An array of issues have halted the progress of Brisbane’s women’s side, but Anderson provides a fascinating insight into those problems and explains how the club aims to build solid foundations.
“When we arrived, we realised very quickly that the women were severely under-resourced,” he said.
“They didn’t have a team manager, they didn’t have much support staff and there were just little things that really didn’t highlight a high-performing team.
“It became very evident to me after a coffee with our captain Eash (Ayesha Norrie) that there was a lot that we could do relatively quickly to turn it around.
“Post that first meeting, I worked very diligently with the head coach (Garrath McPherson) to start to put the frameworks in place to ensure our women have the same resources as our men at a minimum.
“Over the past four weeks, we’ve been working to finalise a high-performing centre for our women.
“We’ve been planning the team and making sure we have the correct mix, as the men in terms of youth players coming through and experienced senior players.
“In our opinion, the women’s team has been working really well, because of the relationship we’ve had with the Queensland Academy of Sport (QAS) and Football Queensland sharing resources and data, so we’re very confident of where the women’s program is heading.
“We hope the program only benefits further from the momentum building off the Women’s World Cup.”
When the time presents itself to reflect, what is the lasting impact and legacy that Anderson hopes to leave behind at the Brisbane Roar?
“I’ve said since the day I arrived that everyone is replaceable in football and it’s a privilege every day to be working inside the club.
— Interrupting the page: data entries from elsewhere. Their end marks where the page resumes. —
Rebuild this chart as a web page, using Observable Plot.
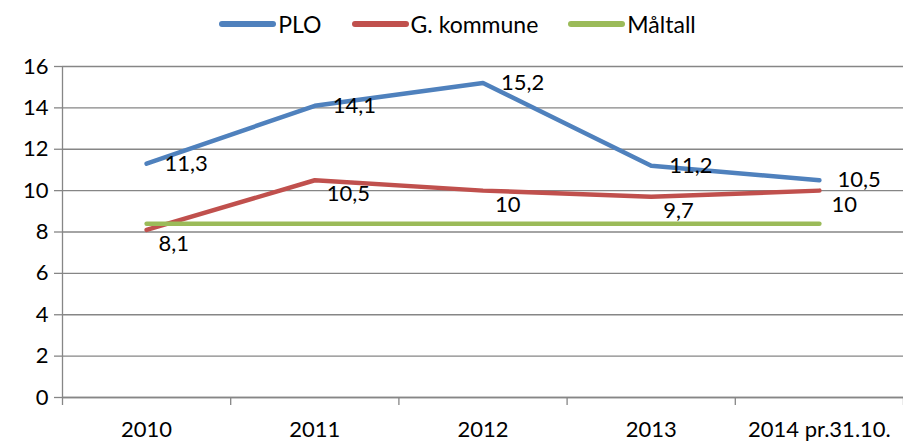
<!DOCTYPE html>
<html><head><meta charset="utf-8">
<script src="https://cdn.jsdelivr.net/npm/d3@7"></script>
<script src="https://cdn.jsdelivr.net/npm/@observablehq/plot@0.6"></script>
<style>
body{margin:0;background:#fff;font-family:Lato,"Open Sans",sans-serif;}
#legend{height:50px;display:flex;justify-content:center;align-items:center;gap:30px;font-size:23px;color:#000;box-sizing:border-box;padding-left:12px;padding-bottom:2px}
.item{display:flex;align-items:center;gap:2px}
.sw{width:57px;height:6px;border-radius:3px}
</style></head><body>
<div id="legend"></div>
<div id="chart"></div>
<script>
const categories = ["2010","2011","2012","2013","2014 pr.31.10."];
const seriesNames = ["PLO","G. kommune","Måltall"];
const plo = [11.3, 14.1, 15.2, 11.2, 10.5];
const kommune = [8.1, 10.5, 10, 9.7, 10];
const maltall = [8.4, 8.4, 8.4, 8.4, 8.4];
const yTicks = [0,2,4,6,8,10,12,14,16];
const colors = ["#4f81bd","#c0504d","#9bbb59"];

const lg = document.getElementById("legend");
seriesNames.forEach((n,i)=>{
  const d = document.createElement("div"); d.className="item";
  d.innerHTML = `<span class="sw" style="background:${colors[i]}"></span><span>${n}</span>`;
  lg.appendChild(d);
});

const rows = [];
[plo, kommune, maltall].forEach((arr,s)=>arr.forEach((v,i)=>rows.push({s:seriesNames[s], i, v})));
const fmt = v => String(v).replace(".", ",");
const bounds = d3.range(categories.length+1).map(k=>k-0.5);
const FS = 22;

const chart = Plot.plot({
  width: 903, height: 391,
  marginTop: 16, marginBottom: 44, marginLeft: 62, marginRight: 0,
  style: {fontFamily: "Lato, 'Open Sans', sans-serif", fontSize: FS + "px", color: "#000"},
  x: {domain: [-0.5, categories.length-0.5]},
  y: {domain: [0,16]},
  color: {domain: seriesNames, range: colors},
  marks: [
    Plot.gridY(yTicks, {stroke: "#868686", strokeOpacity: 1, strokeWidth: 1.3}),
    Plot.axisY(yTicks, {tickSize: 8, tickPadding: 6, stroke: "#868686", strokeWidth: 1.3, label: null, fontSize: FS, fill: "#000"}),
    Plot.axisX(bounds, {tickSize: 8, tickFormat: () => "", stroke: "#868686", strokeWidth: 1.3, label: null}),
    Plot.axisX(d3.range(categories.length), {tickSize: 0, tickPadding: 24, tickFormat: i => categories[i], label: null, fontSize: FS, fill: "#000"}),
    Plot.ruleY([0], {stroke: "#868686", strokeWidth: 1.3}),
    Plot.ruleX([-0.5], {y1: 0, y2: 16, stroke: "#868686", strokeWidth: 1.3}),
    Plot.line(rows, {x: "i", y: "v", z: "s", stroke: "s", strokeWidth: 4.5, strokeLinecap: "round", strokeLinejoin: "round"}),
    Plot.text(rows.filter(d=>d.s===seriesNames[0]), {x: "i", y: "v", text: d=>fmt(d.v), textAnchor: "start", dx: 18, dy: 0, fill: "#000", fontSize: FS}),
    Plot.text(rows.filter(d=>d.s===seriesNames[1]), {x: "i", y: "v", text: d=>fmt(d.v), textAnchor: "start", dx: 12, dy: 14, fill: "#000", fontSize: FS})
  ]
});
document.getElementById("chart").appendChild(chart);
</script>
</body></html>
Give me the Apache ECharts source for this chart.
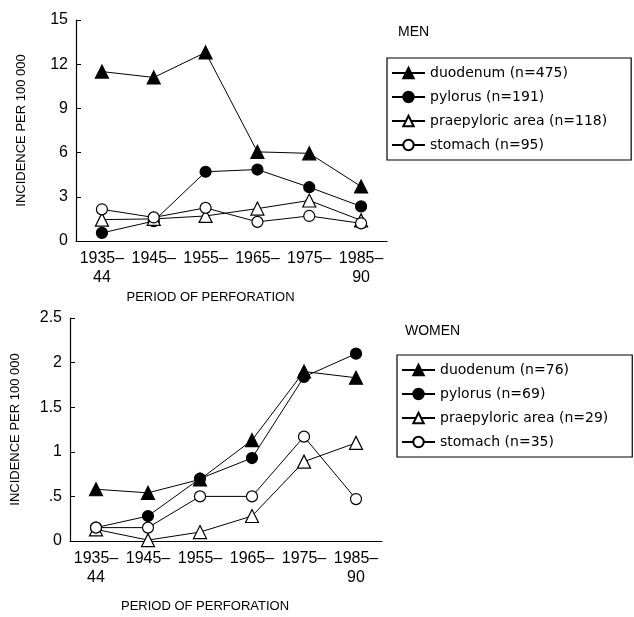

The focus is to leave the club in a better position than where I found it,” he said.
“It’s been a huge past few weeks making sure that we get the financial management of the club right, which has been a major reason why it’s fallen into the position it has today.
“We believe that if we get the right people on the bus, meaning we recruit well, then we provide the organisation with a clear vision and path moving forward that we’re going to head in the right direction quickly.
“What really drives me every day right now is the excitement to see where we are in two or three years’ time.”